<<<<
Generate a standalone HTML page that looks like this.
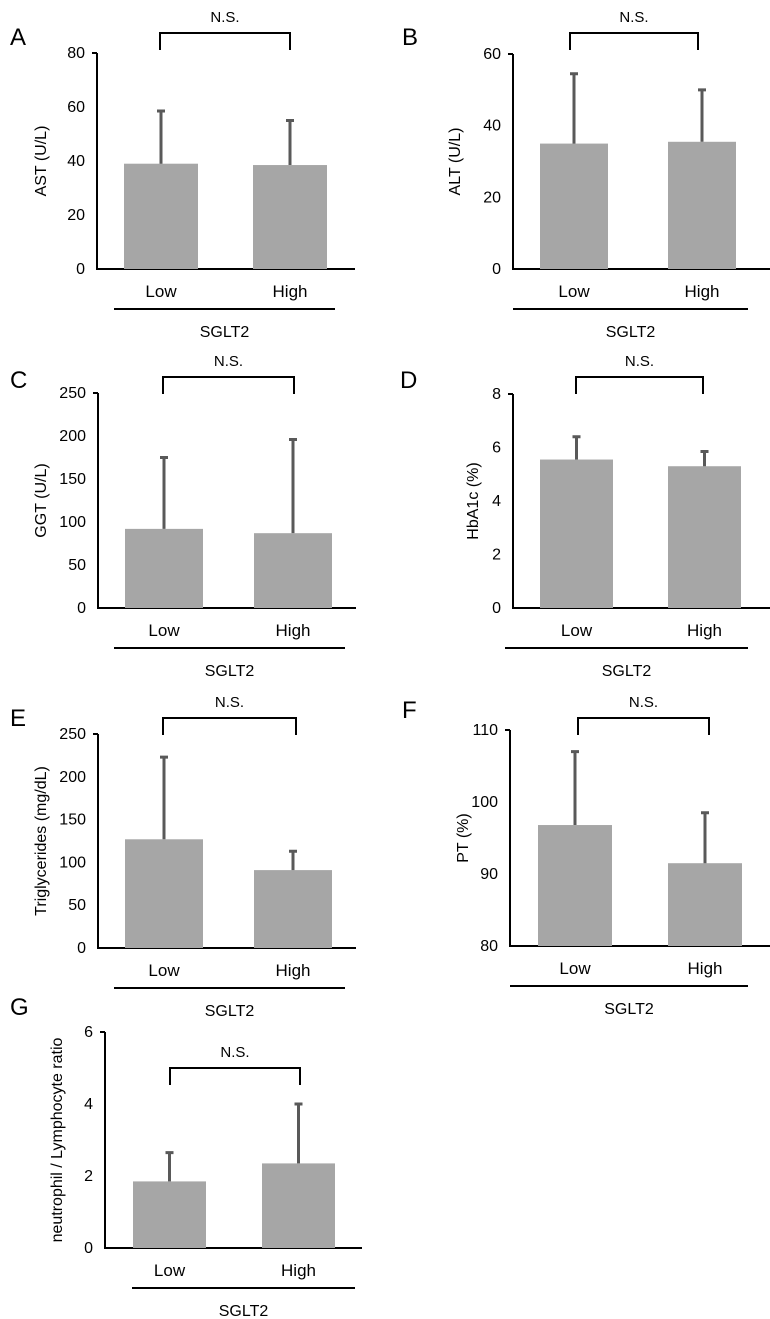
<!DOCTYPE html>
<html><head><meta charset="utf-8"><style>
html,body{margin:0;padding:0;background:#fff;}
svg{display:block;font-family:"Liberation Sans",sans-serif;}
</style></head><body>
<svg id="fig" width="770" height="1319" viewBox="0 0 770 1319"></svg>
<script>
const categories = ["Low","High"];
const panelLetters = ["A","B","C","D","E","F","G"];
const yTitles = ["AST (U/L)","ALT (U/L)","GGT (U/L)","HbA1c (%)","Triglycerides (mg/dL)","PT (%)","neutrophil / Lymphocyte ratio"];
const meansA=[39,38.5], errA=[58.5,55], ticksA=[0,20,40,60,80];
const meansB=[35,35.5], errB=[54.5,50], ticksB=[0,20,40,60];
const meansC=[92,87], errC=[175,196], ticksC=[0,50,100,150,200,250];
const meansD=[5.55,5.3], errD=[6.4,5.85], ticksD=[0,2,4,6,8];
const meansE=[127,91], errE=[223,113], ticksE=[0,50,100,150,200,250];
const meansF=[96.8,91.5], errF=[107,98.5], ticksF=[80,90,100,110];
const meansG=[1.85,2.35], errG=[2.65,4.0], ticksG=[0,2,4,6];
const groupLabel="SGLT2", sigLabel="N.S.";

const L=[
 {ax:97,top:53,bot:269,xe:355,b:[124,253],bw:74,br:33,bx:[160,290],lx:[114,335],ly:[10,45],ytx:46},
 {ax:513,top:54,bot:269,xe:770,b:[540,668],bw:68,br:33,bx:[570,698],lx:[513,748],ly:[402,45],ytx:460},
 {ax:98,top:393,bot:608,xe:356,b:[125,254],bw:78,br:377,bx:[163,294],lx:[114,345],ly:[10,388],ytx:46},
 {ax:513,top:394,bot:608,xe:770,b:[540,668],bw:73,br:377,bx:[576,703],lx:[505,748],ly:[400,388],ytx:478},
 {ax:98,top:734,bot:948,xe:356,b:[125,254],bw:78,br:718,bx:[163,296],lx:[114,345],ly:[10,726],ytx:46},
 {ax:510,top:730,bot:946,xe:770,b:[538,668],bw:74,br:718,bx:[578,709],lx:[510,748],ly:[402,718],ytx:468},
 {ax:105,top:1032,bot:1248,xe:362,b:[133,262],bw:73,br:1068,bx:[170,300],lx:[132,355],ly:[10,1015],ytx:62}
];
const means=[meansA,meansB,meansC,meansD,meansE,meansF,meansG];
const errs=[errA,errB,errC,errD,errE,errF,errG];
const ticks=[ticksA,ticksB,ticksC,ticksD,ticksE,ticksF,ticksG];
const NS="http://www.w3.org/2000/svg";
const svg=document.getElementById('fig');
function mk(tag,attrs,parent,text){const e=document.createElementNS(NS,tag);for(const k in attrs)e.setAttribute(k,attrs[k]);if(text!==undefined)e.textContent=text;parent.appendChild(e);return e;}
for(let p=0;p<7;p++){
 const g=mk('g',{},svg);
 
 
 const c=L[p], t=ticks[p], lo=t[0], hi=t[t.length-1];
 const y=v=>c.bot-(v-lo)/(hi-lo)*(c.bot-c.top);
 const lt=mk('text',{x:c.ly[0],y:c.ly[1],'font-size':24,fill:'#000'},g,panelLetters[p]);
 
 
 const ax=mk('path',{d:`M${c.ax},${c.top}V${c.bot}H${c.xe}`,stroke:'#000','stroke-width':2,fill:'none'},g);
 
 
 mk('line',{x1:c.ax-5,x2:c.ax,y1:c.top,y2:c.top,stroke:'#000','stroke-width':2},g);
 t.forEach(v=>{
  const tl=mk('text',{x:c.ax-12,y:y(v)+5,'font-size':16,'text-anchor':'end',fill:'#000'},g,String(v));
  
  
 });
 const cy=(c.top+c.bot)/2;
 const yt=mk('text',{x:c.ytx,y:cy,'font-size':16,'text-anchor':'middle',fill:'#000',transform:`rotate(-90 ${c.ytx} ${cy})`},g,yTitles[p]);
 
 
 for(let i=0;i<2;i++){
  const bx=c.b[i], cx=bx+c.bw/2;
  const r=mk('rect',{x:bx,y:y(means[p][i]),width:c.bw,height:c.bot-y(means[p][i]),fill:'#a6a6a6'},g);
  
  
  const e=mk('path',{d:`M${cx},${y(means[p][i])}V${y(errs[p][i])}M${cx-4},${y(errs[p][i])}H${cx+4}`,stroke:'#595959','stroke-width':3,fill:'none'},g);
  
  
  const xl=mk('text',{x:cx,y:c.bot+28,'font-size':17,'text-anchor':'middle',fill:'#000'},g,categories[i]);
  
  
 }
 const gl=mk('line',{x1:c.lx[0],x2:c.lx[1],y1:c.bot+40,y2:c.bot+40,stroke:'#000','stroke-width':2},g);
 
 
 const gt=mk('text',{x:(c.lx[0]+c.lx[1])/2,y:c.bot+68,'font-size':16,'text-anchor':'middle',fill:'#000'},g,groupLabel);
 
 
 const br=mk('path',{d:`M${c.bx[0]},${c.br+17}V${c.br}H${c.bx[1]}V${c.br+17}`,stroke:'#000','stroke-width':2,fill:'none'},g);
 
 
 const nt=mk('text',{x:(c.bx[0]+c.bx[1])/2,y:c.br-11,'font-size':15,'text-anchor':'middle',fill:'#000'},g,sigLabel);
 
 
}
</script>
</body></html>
>>>>
Set down the complete material exactly, but do not include the images.

Generate a standalone HTML page that looks like this.
<!DOCTYPE html>
<html><head><meta charset="utf-8"><style>
html,body{margin:0;padding:0;background:#fff;}
svg{display:block;font-family:"Liberation Sans",sans-serif;}
</style></head><body>
<svg id="fig" width="770" height="1319" viewBox="0 0 770 1319"></svg>
<script>
const categories = ["Low","High"];
const panelLetters = ["A","B","C","D","E","F","G"];
const yTitles = ["AST (U/L)","ALT (U/L)","GGT (U/L)","HbA1c (%)","Triglycerides (mg/dL)","PT (%)","neutrophil / Lymphocyte ratio"];
const meansA=[39,38.5], errA=[58.5,55], ticksA=[0,20,40,60,80];
const meansB=[35,35.5], errB=[54.5,50], ticksB=[0,20,40,60];
const meansC=[92,87], errC=[175,196], ticksC=[0,50,100,150,200,250];
const meansD=[5.55,5.3], errD=[6.4,5.85], ticksD=[0,2,4,6,8];
const meansE=[127,91], errE=[223,113], ticksE=[0,50,100,150,200,250];
const meansF=[96.8,91.5], errF=[107,98.5], ticksF=[80,90,100,110];
const meansG=[1.85,2.35], errG=[2.65,4.0], ticksG=[0,2,4,6];
const groupLabel="SGLT2", sigLabel="N.S.";

const L=[
 {ax:97,top:53,bot:269,xe:355,b:[124,253],bw:74,br:33,bx:[160,290],lx:[114,335],ly:[10,45],ytx:46},
 {ax:513,top:54,bot:269,xe:770,b:[540,668],bw:68,br:33,bx:[570,698],lx:[513,748],ly:[402,45],ytx:460},
 {ax:98,top:393,bot:608,xe:356,b:[125,254],bw:78,br:377,bx:[163,294],lx:[114,345],ly:[10,388],ytx:46},
 {ax:513,top:394,bot:608,xe:770,b:[540,668],bw:73,br:377,bx:[576,703],lx:[505,748],ly:[400,388],ytx:478},
 {ax:98,top:734,bot:948,xe:356,b:[125,254],bw:78,br:718,bx:[163,296],lx:[114,345],ly:[10,726],ytx:46},
 {ax:510,top:730,bot:946,xe:770,b:[538,668],bw:74,br:718,bx:[578,709],lx:[510,748],ly:[402,718],ytx:468},
 {ax:105,top:1032,bot:1248,xe:362,b:[133,262],bw:73,br:1068,bx:[170,300],lx:[132,355],ly:[10,1015],ytx:62}
];
const means=[meansA,meansB,meansC,meansD,meansE,meansF,meansG];
const errs=[errA,errB,errC,errD,errE,errF,errG];
const ticks=[ticksA,ticksB,ticksC,ticksD,ticksE,ticksF,ticksG];
const NS="http://www.w3.org/2000/svg";
const svg=document.getElementById('fig');
function mk(tag,attrs,parent,text){const e=document.createElementNS(NS,tag);for(const k in attrs)e.setAttribute(k,attrs[k]);if(text!==undefined)e.textContent=text;parent.appendChild(e);return e;}
for(let p=0;p<7;p++){
 const g=mk('g',{},svg);
 
 
 const c=L[p], t=ticks[p], lo=t[0], hi=t[t.length-1];
 const y=v=>c.bot-(v-lo)/(hi-lo)*(c.bot-c.top);
 const lt=mk('text',{x:c.ly[0],y:c.ly[1],'font-size':24,fill:'#000'},g,panelLetters[p]);
 
 
 const ax=mk('path',{d:`M${c.ax},${c.top}V${c.bot}H${c.xe}`,stroke:'#000','stroke-width':2,fill:'none'},g);
 
 
 mk('line',{x1:c.ax-5,x2:c.ax,y1:c.top,y2:c.top,stroke:'#000','stroke-width':2},g);
 t.forEach(v=>{
  const tl=mk('text',{x:c.ax-12,y:y(v)+5,'font-size':16,'text-anchor':'end',fill:'#000'},g,String(v));
  
  
 });
 const cy=(c.top+c.bot)/2;
 const yt=mk('text',{x:c.ytx,y:cy,'font-size':16,'text-anchor':'middle',fill:'#000',transform:`rotate(-90 ${c.ytx} ${cy})`},g,yTitles[p]);
 
 
 for(let i=0;i<2;i++){
  const bx=c.b[i], cx=bx+c.bw/2;
  const r=mk('rect',{x:bx,y:y(means[p][i]),width:c.bw,height:c.bot-y(means[p][i]),fill:'#a6a6a6'},g);
  
  
  const e=mk('path',{d:`M${cx},${y(means[p][i])}V${y(errs[p][i])}M${cx-4},${y(errs[p][i])}H${cx+4}`,stroke:'#595959','stroke-width':3,fill:'none'},g);
  
  
  const xl=mk('text',{x:cx,y:c.bot+28,'font-size':17,'text-anchor':'middle',fill:'#000'},g,categories[i]);
  
  
 }
 const gl=mk('line',{x1:c.lx[0],x2:c.lx[1],y1:c.bot+40,y2:c.bot+40,stroke:'#000','stroke-width':2},g);
 
 
 const gt=mk('text',{x:(c.lx[0]+c.lx[1])/2,y:c.bot+68,'font-size':16,'text-anchor':'middle',fill:'#000'},g,groupLabel);
 
 
 const br=mk('path',{d:`M${c.bx[0]},${c.br+17}V${c.br}H${c.bx[1]}V${c.br+17}`,stroke:'#000','stroke-width':2,fill:'none'},g);
 
 
 const nt=mk('text',{x:(c.bx[0]+c.bx[1])/2,y:c.br-11,'font-size':15,'text-anchor':'middle',fill:'#000'},g,sigLabel);
 
 
}
</script>
</body></html>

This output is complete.